-- Supplied information start --
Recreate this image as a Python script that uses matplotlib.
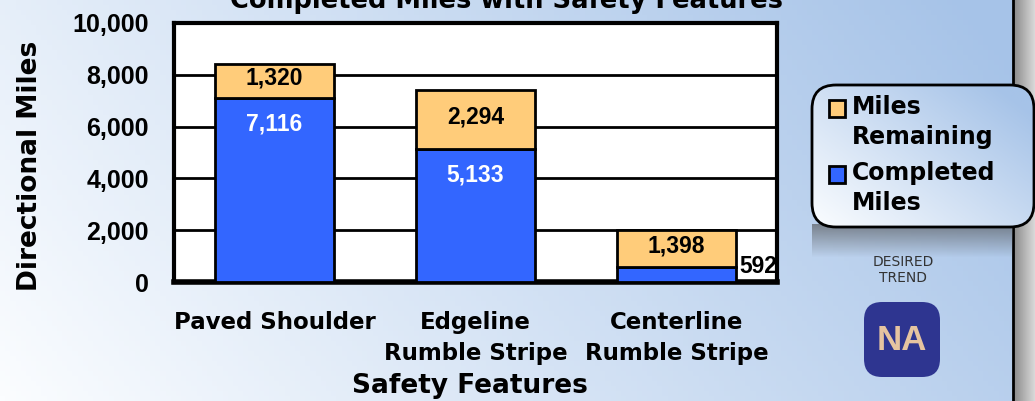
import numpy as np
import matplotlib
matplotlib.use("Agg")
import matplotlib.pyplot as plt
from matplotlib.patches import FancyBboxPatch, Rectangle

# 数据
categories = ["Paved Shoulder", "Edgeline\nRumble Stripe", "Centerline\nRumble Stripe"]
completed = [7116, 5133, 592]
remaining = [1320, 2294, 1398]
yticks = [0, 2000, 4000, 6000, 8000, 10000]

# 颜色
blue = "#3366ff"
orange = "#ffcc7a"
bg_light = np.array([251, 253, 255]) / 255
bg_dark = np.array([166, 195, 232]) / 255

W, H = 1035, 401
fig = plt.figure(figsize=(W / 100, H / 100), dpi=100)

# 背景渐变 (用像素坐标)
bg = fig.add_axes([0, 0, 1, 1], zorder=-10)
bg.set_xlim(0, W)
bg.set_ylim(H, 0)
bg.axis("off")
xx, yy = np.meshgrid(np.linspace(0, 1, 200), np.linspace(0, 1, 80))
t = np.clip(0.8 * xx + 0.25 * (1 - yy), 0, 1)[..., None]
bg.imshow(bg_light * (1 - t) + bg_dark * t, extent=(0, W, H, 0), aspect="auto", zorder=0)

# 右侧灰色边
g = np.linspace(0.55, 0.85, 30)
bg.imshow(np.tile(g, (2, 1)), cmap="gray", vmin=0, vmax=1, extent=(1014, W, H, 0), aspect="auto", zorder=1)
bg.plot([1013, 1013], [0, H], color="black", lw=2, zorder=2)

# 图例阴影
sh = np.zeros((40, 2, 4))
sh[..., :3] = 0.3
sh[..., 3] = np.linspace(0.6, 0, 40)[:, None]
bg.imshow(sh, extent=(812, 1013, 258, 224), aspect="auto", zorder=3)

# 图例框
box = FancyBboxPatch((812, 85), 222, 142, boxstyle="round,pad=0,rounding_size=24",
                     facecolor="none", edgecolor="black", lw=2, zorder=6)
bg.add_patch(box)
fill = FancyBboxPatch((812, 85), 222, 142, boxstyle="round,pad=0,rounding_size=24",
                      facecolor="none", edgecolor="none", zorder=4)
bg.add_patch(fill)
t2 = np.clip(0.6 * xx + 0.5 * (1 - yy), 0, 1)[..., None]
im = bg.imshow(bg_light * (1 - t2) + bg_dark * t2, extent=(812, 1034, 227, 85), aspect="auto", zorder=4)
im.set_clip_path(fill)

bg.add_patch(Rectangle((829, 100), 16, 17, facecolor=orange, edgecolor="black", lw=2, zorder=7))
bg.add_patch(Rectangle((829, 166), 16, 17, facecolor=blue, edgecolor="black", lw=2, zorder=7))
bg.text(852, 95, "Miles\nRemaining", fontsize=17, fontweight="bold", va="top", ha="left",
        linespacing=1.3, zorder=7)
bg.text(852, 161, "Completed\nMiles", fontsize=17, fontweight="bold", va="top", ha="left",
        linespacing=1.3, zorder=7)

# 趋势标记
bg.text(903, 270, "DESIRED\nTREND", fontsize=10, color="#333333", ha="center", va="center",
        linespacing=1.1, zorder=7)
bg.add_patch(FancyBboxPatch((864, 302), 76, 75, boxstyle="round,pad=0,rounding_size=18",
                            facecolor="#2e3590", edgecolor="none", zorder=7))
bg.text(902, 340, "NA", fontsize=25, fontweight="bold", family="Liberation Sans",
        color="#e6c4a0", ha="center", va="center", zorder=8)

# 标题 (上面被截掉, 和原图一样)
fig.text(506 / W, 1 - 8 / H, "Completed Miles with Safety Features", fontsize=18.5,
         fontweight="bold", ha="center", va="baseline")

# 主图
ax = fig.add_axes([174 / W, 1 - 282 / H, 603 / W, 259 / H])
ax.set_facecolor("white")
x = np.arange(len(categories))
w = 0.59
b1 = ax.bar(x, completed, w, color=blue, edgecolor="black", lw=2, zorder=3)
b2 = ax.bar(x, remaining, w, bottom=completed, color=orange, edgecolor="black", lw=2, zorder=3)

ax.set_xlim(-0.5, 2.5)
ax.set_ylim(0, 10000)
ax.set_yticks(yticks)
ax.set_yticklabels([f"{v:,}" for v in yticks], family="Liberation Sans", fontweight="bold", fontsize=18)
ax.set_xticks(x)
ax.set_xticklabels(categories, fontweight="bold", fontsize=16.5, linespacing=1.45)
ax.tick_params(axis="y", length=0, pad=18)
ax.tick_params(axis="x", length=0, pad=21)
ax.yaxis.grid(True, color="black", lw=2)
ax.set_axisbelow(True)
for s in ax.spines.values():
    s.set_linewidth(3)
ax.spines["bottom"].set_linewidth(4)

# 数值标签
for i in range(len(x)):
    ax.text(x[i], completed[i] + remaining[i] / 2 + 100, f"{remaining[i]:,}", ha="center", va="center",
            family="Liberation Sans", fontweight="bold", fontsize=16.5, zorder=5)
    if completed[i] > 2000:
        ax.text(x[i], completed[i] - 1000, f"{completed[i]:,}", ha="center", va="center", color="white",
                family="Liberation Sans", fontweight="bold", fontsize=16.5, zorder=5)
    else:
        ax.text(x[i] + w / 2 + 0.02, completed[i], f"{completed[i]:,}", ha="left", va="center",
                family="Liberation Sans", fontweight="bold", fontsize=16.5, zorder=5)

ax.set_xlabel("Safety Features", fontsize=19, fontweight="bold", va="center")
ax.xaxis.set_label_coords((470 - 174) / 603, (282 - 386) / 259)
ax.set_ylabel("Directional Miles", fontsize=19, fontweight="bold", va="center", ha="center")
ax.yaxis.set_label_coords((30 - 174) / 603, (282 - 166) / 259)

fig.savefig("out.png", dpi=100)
-- Supplied information end --
### What the task requires
Print, exactly as written, the lines above from the first one to the one containing "bg_dark = np.array([166, 195, 232]) / 255". Leave out pictures.

### Answer for the task
Recreate this image as a Python script that uses matplotlib.
import numpy as np
import matplotlib
matplotlib.use("Agg")
import matplotlib.pyplot as plt
from matplotlib.patches import FancyBboxPatch, Rectangle

# 数据
categories = ["Paved Shoulder", "Edgeline\nRumble Stripe", "Centerline\nRumble Stripe"]
completed = [7116, 5133, 592]
remaining = [1320, 2294, 1398]
yticks = [0, 2000, 4000, 6000, 8000, 10000]

# 颜色
blue = "#3366ff"
orange = "#ffcc7a"
bg_light = np.array([251, 253, 255]) / 255
bg_dark = np.array([166, 195, 232]) / 255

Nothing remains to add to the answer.